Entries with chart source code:
·····
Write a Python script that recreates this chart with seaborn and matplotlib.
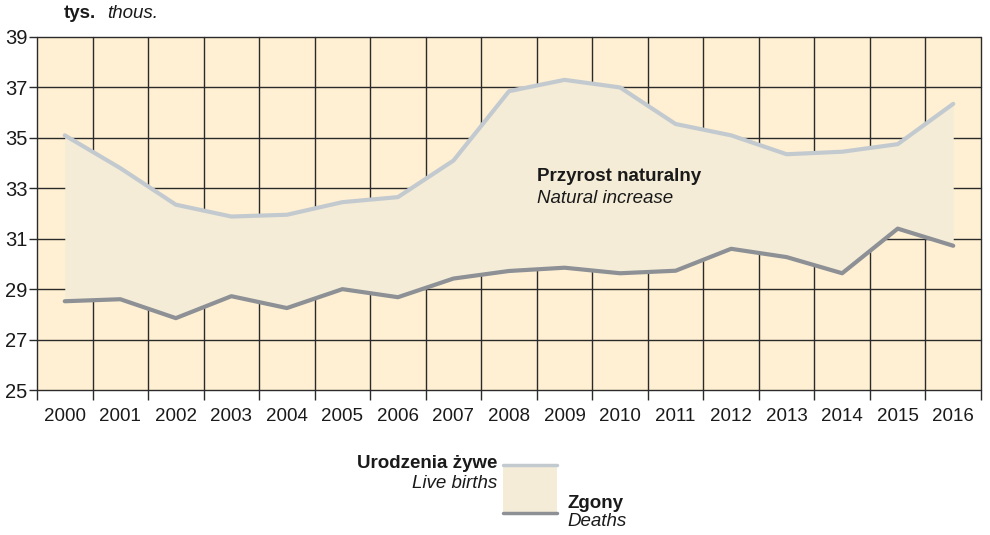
import matplotlib
matplotlib.use("Agg")
import matplotlib.pyplot as plt
import seaborn as sns
import numpy as np
import pandas as pd
from matplotlib.patches import Rectangle
from matplotlib.lines import Line2D

years = [2000, 2001, 2002, 2003, 2004, 2005, 2006, 2007, 2008,
         2009, 2010, 2011, 2012, 2013, 2014, 2015, 2016]
births = [35.1, 33.8, 32.35, 31.88, 31.95, 32.45, 32.65, 34.1, 36.85,
          37.3, 37.0, 35.55, 35.1, 34.35, 34.45, 34.75, 36.35]
deaths = [28.52, 28.6, 27.85, 28.72, 28.25, 29.0, 28.68, 29.42, 29.72,
          29.85, 29.63, 29.73, 30.6, 30.27, 29.63, 31.4, 30.72]
y_ticks = [25, 27, 29, 31, 33, 35, 37, 39]

sns.set_theme(style="white")
plt.rcParams['font.family'] = ['Liberation Sans', 'DejaVu Sans']

BG = "#FFF0D3"
FILL = "#F4ECD7"
C_BIRTH = "#C3CACF"
C_DEATH = "#8D9196"
GRID = "#2a2a2a"
TXT = "#1a1a1a"
FS = 13.5

df = pd.DataFrame({"idx": np.arange(len(years)), "births": births, "deaths": deaths})

fig = plt.figure(figsize=(9.9, 5.35), dpi=100)
ax = fig.add_axes([37 / 990, 1 - 390 / 535, (981 - 37) / 990, (390 - 37) / 535])
ax.set_facecolor(BG)

ax.fill_between(df["idx"], df["deaths"], df["births"], color=FILL, lw=0, zorder=2)
sns.lineplot(data=df, x="idx", y="births", color=C_BIRTH, lw=3, ax=ax, zorder=3)
sns.lineplot(data=df, x="idx", y="deaths", color=C_DEATH, lw=3, ax=ax, zorder=3)

ax.set_xlim(-0.5, len(years) - 0.5)
ax.set_ylim(25, 39)
ax.set_yticks(y_ticks)
ax.set_yticklabels([str(v) for v in y_ticks], fontsize=14.5, color=TXT)
ax.set_xticks(np.arange(len(years)))
ax.set_xticklabels([str(y) for y in years], fontsize=13.5, color=TXT)
ax.set_xticks(np.arange(len(years) + 1) - 0.5, minor=True)
ax.tick_params(axis="x", which="major", length=0, pad=13)
ax.tick_params(axis="x", which="minor", length=7, width=1, color=GRID, direction="out", bottom=True)
ax.tick_params(axis="y", which="major", length=6, width=1, color=GRID, direction="out", left=True, pad=1)
ax.set_xlabel("")
ax.set_ylabel("")

ax.grid(False)
for v in y_ticks:
    ax.axhline(v, color=GRID, lw=1, zorder=1, clip_on=False)
for xv in np.arange(len(years) + 1) - 0.5:
    ax.axvline(xv, color=GRID, lw=1, zorder=1, clip_on=False)
for s in ax.spines.values():
    s.set_visible(False)

ax.text(8.5, 33.45, "Przyrost naturalny", fontsize=FS, fontweight="bold", color=TXT,
        ha="left", va="center", zorder=4)
ax.text(8.5, 32.6, "Natural increase", fontsize=FS, style="italic", color=TXT,
        ha="left", va="center", zorder=4)

fig.text(64 / 990, 1 - 13 / 535, "tys.", fontsize=FS, fontweight="bold", color=TXT, va="center", ha="left")
fig.text(107 / 990, 1 - 13 / 535, "thous.", fontsize=FS, style="italic", color=TXT, va="center", ha="left")

# legend
fig.patches.append(Rectangle((503 / 990, 1 - 513 / 535), 54 / 990, 48 / 535,
                             transform=fig.transFigure, color=FILL, lw=0))
fig.lines.append(Line2D([503 / 990, 557 / 990], [1 - 465 / 535] * 2, transform=fig.transFigure,
                        color=C_BIRTH, lw=2.5))
fig.lines.append(Line2D([503 / 990, 557 / 990], [1 - 513 / 535] * 2, transform=fig.transFigure,
                        color=C_DEATH, lw=2.5))
fig.text(497 / 990, 1 - 464 / 535, "Urodzenia żywe", fontsize=FS, fontweight="bold", ha="right", va="center", color=TXT)
fig.text(497 / 990, 1 - 483 / 535, "Live births", fontsize=FS, style="italic", ha="right", va="center", color=TXT)
fig.text(567 / 990, 1 - 504 / 535, "Zgony", fontsize=FS, fontweight="bold", ha="left", va="center", color=TXT)
fig.text(567 / 990, 1 - 522 / 535, "Deaths", fontsize=FS, style="italic", ha="left", va="center", color=TXT)

fig.savefig("out.png", dpi=100, facecolor="white")
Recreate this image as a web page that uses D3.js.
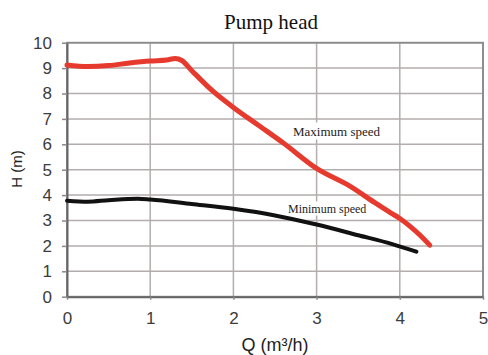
<!DOCTYPE html>
<html>
<head>
<meta charset="utf-8">
<script src="https://cdn.jsdelivr.net/npm/d3@7"></script>
<style>
  html, body { margin: 0; padding: 0; background: #fff; }
  svg { display: block; }
</style>
</head>
<body>
<svg id="chart" width="488" height="355"></svg>
<script>
const titleText = "Pump head";
const xLabel = "Q (m³/h)";
const yLabel = "H (m)";
const xTicks = [0, 1, 2, 3, 4, 5];
const yTicks = [0, 1, 2, 3, 4, 5, 6, 7, 8, 9, 10];

const maxQ = [0, 0.25, 0.5, 0.75, 1.0, 1.2, 1.3, 1.38, 1.5, 1.75, 2.0, 2.3, 2.6, 3.0, 3.4, 3.7, 3.9, 4.0, 4.12, 4.25, 4.36];
const maxH = [9.12, 9.06, 9.1, 9.2, 9.28, 9.32, 9.38, 9.3, 8.9, 8.1, 7.45, 6.75, 6.05, 5.05, 4.35, 3.7, 3.28, 3.08, 2.78, 2.4, 2.03];

const minQ = [0, 0.25, 0.5, 0.85, 1.0, 1.5, 2.0, 2.5, 3.0, 3.5, 3.9, 4.2];
const minH = [3.78, 3.74, 3.8, 3.86, 3.83, 3.65, 3.46, 3.2, 2.84, 2.42, 2.08, 1.77];

const seriesLabels = ["Maximum speed", "Minimum speed"];

const svg = d3.select("#chart");
const x = d3.scaleLinear().domain([0, 5]).range([67, 483]);
const y = d3.scaleLinear().domain([0, 10]).range([296.7, 42.7]);

// grid
const grid = svg.append("g");
grid.selectAll("line.h").data(yTicks).join("line")
  .attr("x1", x(0)).attr("x2", x(5))
  .attr("y1", d => y(d)).attr("y2", d => y(d))
  .attr("stroke", "#b3adad").attr("stroke-width", 1.5);
grid.selectAll("line.v").data(xTicks).join("line")
  .attr("y1", y(0)).attr("y2", y(10))
  .attr("x1", d => x(d)).attr("x2", d => x(d))
  .attr("stroke", "#b3adad").attr("stroke-width", 1.5);

// border
svg.append("rect")
  .attr("x", x(0)).attr("y", y(10))
  .attr("width", x(5) - x(0)).attr("height", y(0) - y(10))
  .attr("fill", "none").attr("stroke", "#8a8a8a").attr("stroke-width", 1.8);

// axes
const yAxis = svg.append("g").attr("transform", `translate(${x(0)},0)`)
  .call(d3.axisLeft(y).tickValues(yTicks).tickFormat(d3.format("d")).tickSize(5).tickPadding(10).tickSizeOuter(0));
const xAxis = svg.append("g").attr("transform", `translate(0,${y(0)})`)
  .call(d3.axisBottom(x).tickValues(xTicks).tickFormat(d3.format("d")).tickSize(3).tickPadding(12).tickSizeOuter(0));
[yAxis, xAxis].forEach(g => {
  g.select(".domain").attr("stroke", "#666").attr("stroke-width", 2);
  g.selectAll(".tick line").attr("stroke", "#888").attr("stroke-width", 1.5);
  g.selectAll(".tick text")
    .attr("fill", "#3c3c3c")
    .style("font-family", "'Liberation Sans', Arial, sans-serif")
    .style("font-size", "17px");
});

// series labels with white boxes (behind curves)
function label(text, lx, cy, size, pad) {
  const g = svg.append("g");
  const t = g.append("text")
    .attr("x", lx).attr("y", cy)
    .attr("dominant-baseline", "central")
    .style("font-family", "'Liberation Serif', 'Times New Roman', serif")
    .style("font-size", size + "px")
    .attr("fill", "#222")
    .text(text);
  const b = t.node().getBBox();
  g.insert("rect", "text")
    .attr("x", b.x - pad[0]).attr("y", b.y - pad[1])
    .attr("width", b.width + pad[0] * 2).attr("height", b.height + pad[1] * 2)
    .attr("fill", "#fff");
}
label(seriesLabels[0], 293, 131, 13, [12, 1]);
label(seriesLabels[1], 288, 208.5, 12, [9, 0]);

// curves
const line = d3.line().x(d => x(d[0])).y(d => y(d[1])).curve(d3.curveMonotoneX);
svg.append("path")
  .attr("d", line(maxQ.map((q, i) => [q, maxH[i]])))
  .attr("fill", "none").attr("stroke", "#e63a2e").attr("stroke-width", 5)
  .attr("stroke-linejoin", "round").attr("stroke-linecap", "round");
svg.append("path")
  .attr("d", line(minQ.map((q, i) => [q, minH[i]])))
  .attr("fill", "none").attr("stroke", "#111").attr("stroke-width", 4)
  .attr("stroke-linejoin", "round").attr("stroke-linecap", "round");

// title
svg.append("text")
  .attr("x", 271).attr("y", 29)
  .attr("text-anchor", "middle")
  .style("font-family", "'Liberation Serif', 'Times New Roman', serif")
  .style("font-size", "21px")
  .attr("fill", "#111")
  .text(titleText);

// axis titles
svg.append("text")
  .attr("x", 275).attr("y", 351)
  .attr("text-anchor", "middle")
  .style("font-family", "'Liberation Sans', Arial, sans-serif")
  .style("font-size", "18px")
  .attr("fill", "#222")
  .text(xLabel);
svg.append("text")
  .attr("transform", "translate(22,169) rotate(-90)")
  .attr("text-anchor", "middle")
  .style("font-family", "'Liberation Sans', Arial, sans-serif")
  .style("font-size", "15px")
  .attr("fill", "#222")
  .text(yLabel);
</script>
</body>
</html>
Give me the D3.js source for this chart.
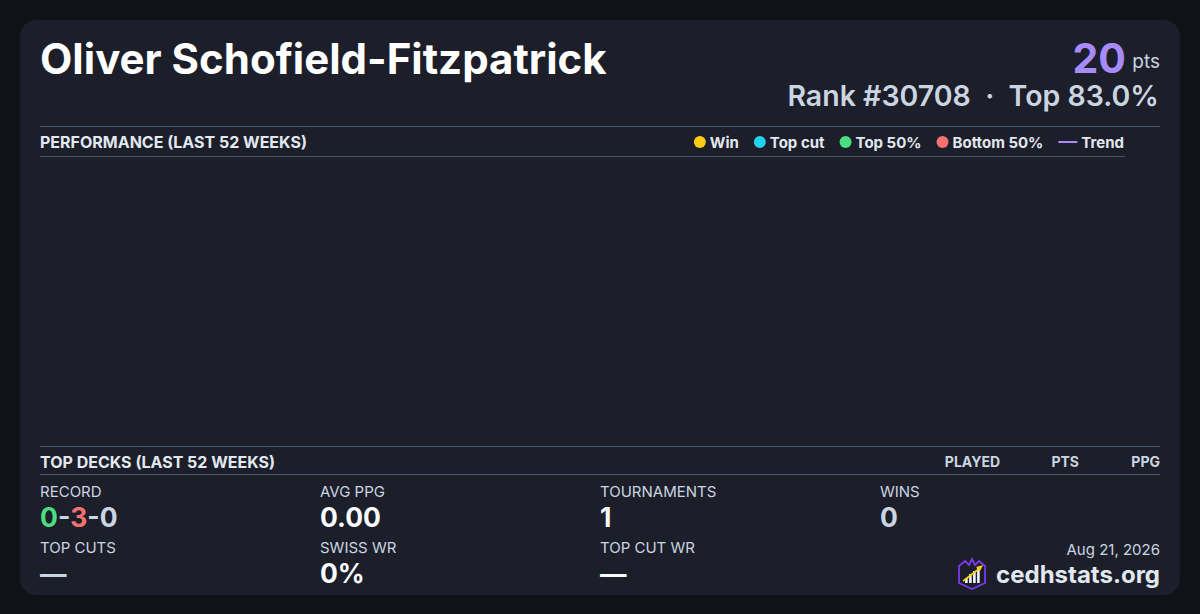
·····
* [Task]
Your task is to restate word for word the lines from the top of the data to the line containing "s.set_visible(False)", both ends included, with every picture left out.

* [Exercise solution]
Write a Python script that recreates this chart with seaborn and matplotlib.
import matplotlib
matplotlib.use("Agg")
import matplotlib.pyplot as plt
import seaborn as sns
import numpy as np
import pandas as pd
from matplotlib.patches import Rectangle
from matplotlib.lines import Line2D

years = [2000, 2001, 2002, 2003, 2004, 2005, 2006, 2007, 2008,
         2009, 2010, 2011, 2012, 2013, 2014, 2015, 2016]
births = [35.1, 33.8, 32.35, 31.88, 31.95, 32.45, 32.65, 34.1, 36.85,
          37.3, 37.0, 35.55, 35.1, 34.35, 34.45, 34.75, 36.35]
deaths = [28.52, 28.6, 27.85, 28.72, 28.25, 29.0, 28.68, 29.42, 29.72,
          29.85, 29.63, 29.73, 30.6, 30.27, 29.63, 31.4, 30.72]
y_ticks = [25, 27, 29, 31, 33, 35, 37, 39]

sns.set_theme(style="white")
plt.rcParams['font.family'] = ['Liberation Sans', 'DejaVu Sans']

BG = "#FFF0D3"
FILL = "#F4ECD7"
C_BIRTH = "#C3CACF"
C_DEATH = "#8D9196"
GRID = "#2a2a2a"
TXT = "#1a1a1a"
FS = 13.5

df = pd.DataFrame({"idx": np.arange(len(years)), "births": births, "deaths": deaths})

fig = plt.figure(figsize=(9.9, 5.35), dpi=100)
ax = fig.add_axes([37 / 990, 1 - 390 / 535, (981 - 37) / 990, (390 - 37) / 535])
ax.set_facecolor(BG)

ax.fill_between(df["idx"], df["deaths"], df["births"], color=FILL, lw=0, zorder=2)
sns.lineplot(data=df, x="idx", y="births", color=C_BIRTH, lw=3, ax=ax, zorder=3)
sns.lineplot(data=df, x="idx", y="deaths", color=C_DEATH, lw=3, ax=ax, zorder=3)

ax.set_xlim(-0.5, len(years) - 0.5)
ax.set_ylim(25, 39)
ax.set_yticks(y_ticks)
ax.set_yticklabels([str(v) for v in y_ticks], fontsize=14.5, color=TXT)
ax.set_xticks(np.arange(len(years)))
ax.set_xticklabels([str(y) for y in years], fontsize=13.5, color=TXT)
ax.set_xticks(np.arange(len(years) + 1) - 0.5, minor=True)
ax.tick_params(axis="x", which="major", length=0, pad=13)
ax.tick_params(axis="x", which="minor", length=7, width=1, color=GRID, direction="out", bottom=True)
ax.tick_params(axis="y", which="major", length=6, width=1, color=GRID, direction="out", left=True, pad=1)
ax.set_xlabel("")
ax.set_ylabel("")

ax.grid(False)
for v in y_ticks:
    ax.axhline(v, color=GRID, lw=1, zorder=1, clip_on=False)
for xv in np.arange(len(years) + 1) - 0.5:
    ax.axvline(xv, color=GRID, lw=1, zorder=1, clip_on=False)
for s in ax.spines.values():
    s.set_visible(False)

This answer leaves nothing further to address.